CHALLENGE
Your task is to copy every line of this material exactly.

TASK DATA
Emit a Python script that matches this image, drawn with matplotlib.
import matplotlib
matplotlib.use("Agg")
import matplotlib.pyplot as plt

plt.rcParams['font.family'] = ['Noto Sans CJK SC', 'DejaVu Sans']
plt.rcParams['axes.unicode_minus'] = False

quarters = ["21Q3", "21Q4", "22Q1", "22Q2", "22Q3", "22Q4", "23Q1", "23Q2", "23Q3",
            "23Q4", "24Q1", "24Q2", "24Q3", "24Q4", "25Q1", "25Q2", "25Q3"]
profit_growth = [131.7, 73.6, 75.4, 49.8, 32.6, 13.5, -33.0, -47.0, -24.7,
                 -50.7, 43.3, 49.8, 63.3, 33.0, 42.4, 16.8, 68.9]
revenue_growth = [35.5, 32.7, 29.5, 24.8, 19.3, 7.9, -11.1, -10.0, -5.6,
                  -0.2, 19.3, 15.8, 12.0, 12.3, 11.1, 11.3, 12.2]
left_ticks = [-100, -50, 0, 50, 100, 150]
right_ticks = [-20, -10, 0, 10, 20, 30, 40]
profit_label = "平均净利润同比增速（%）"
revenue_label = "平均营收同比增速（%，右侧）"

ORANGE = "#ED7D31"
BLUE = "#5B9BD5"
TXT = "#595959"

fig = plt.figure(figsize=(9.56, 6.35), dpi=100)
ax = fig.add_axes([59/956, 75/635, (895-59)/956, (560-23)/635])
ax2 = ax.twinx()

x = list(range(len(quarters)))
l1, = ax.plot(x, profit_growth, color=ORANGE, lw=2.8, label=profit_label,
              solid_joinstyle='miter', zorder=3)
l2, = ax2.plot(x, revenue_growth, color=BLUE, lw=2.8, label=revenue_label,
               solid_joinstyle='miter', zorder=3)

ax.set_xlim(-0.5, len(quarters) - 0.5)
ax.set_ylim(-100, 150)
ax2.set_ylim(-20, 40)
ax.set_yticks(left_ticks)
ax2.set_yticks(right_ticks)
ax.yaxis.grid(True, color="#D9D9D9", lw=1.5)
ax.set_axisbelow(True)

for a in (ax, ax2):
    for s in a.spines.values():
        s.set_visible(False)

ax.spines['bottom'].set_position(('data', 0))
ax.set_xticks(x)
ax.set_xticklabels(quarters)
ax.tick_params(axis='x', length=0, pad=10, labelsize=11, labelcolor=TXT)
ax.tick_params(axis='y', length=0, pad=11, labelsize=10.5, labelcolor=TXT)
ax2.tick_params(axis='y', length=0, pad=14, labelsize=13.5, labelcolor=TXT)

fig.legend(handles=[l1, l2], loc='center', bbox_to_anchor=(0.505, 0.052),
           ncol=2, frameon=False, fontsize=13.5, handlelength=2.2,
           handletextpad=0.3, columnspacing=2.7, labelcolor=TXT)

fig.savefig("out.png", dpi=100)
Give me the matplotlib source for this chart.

RESULT OF THIS EXERCISE
Emit a Python script that matches this image, drawn with matplotlib.
import matplotlib
matplotlib.use("Agg")
import matplotlib.pyplot as plt

plt.rcParams['font.family'] = ['Noto Sans CJK SC', 'DejaVu Sans']
plt.rcParams['axes.unicode_minus'] = False

quarters = ["21Q3", "21Q4", "22Q1", "22Q2", "22Q3", "22Q4", "23Q1", "23Q2", "23Q3",
            "23Q4", "24Q1", "24Q2", "24Q3", "24Q4", "25Q1", "25Q2", "25Q3"]
profit_growth = [131.7, 73.6, 75.4, 49.8, 32.6, 13.5, -33.0, -47.0, -24.7,
                 -50.7, 43.3, 49.8, 63.3, 33.0, 42.4, 16.8, 68.9]
revenue_growth = [35.5, 32.7, 29.5, 24.8, 19.3, 7.9, -11.1, -10.0, -5.6,
                  -0.2, 19.3, 15.8, 12.0, 12.3, 11.1, 11.3, 12.2]
left_ticks = [-100, -50, 0, 50, 100, 150]
right_ticks = [-20, -10, 0, 10, 20, 30, 40]
profit_label = "平均净利润同比增速（%）"
revenue_label = "平均营收同比增速（%，右侧）"

ORANGE = "#ED7D31"
BLUE = "#5B9BD5"
TXT = "#595959"

fig = plt.figure(figsize=(9.56, 6.35), dpi=100)
ax = fig.add_axes([59/956, 75/635, (895-59)/956, (560-23)/635])
ax2 = ax.twinx()

x = list(range(len(quarters)))
l1, = ax.plot(x, profit_growth, color=ORANGE, lw=2.8, label=profit_label,
              solid_joinstyle='miter', zorder=3)
l2, = ax2.plot(x, revenue_growth, color=BLUE, lw=2.8, label=revenue_label,
               solid_joinstyle='miter', zorder=3)

ax.set_xlim(-0.5, len(quarters) - 0.5)
ax.set_ylim(-100, 150)
ax2.set_ylim(-20, 40)
ax.set_yticks(left_ticks)
ax2.set_yticks(right_ticks)
ax.yaxis.grid(True, color="#D9D9D9", lw=1.5)
ax.set_axisbelow(True)

for a in (ax, ax2):
    for s in a.spines.values():
        s.set_visible(False)

ax.spines['bottom'].set_position(('data', 0))
ax.set_xticks(x)
ax.set_xticklabels(quarters)
ax.tick_params(axis='x', length=0, pad=10, labelsize=11, labelcolor=TXT)
ax.tick_params(axis='y', length=0, pad=11, labelsize=10.5, labelcolor=TXT)
ax2.tick_params(axis='y', length=0, pad=14, labelsize=13.5, labelcolor=TXT)

fig.legend(handles=[l1, l2], loc='center', bbox_to_anchor=(0.505, 0.052),
           ncol=2, frameon=False, fontsize=13.5, handlelength=2.2,
           handletextpad=0.3, columnspacing=2.7, labelcolor=TXT)

fig.savefig("out.png", dpi=100)
Give me the matplotlib source for this chart.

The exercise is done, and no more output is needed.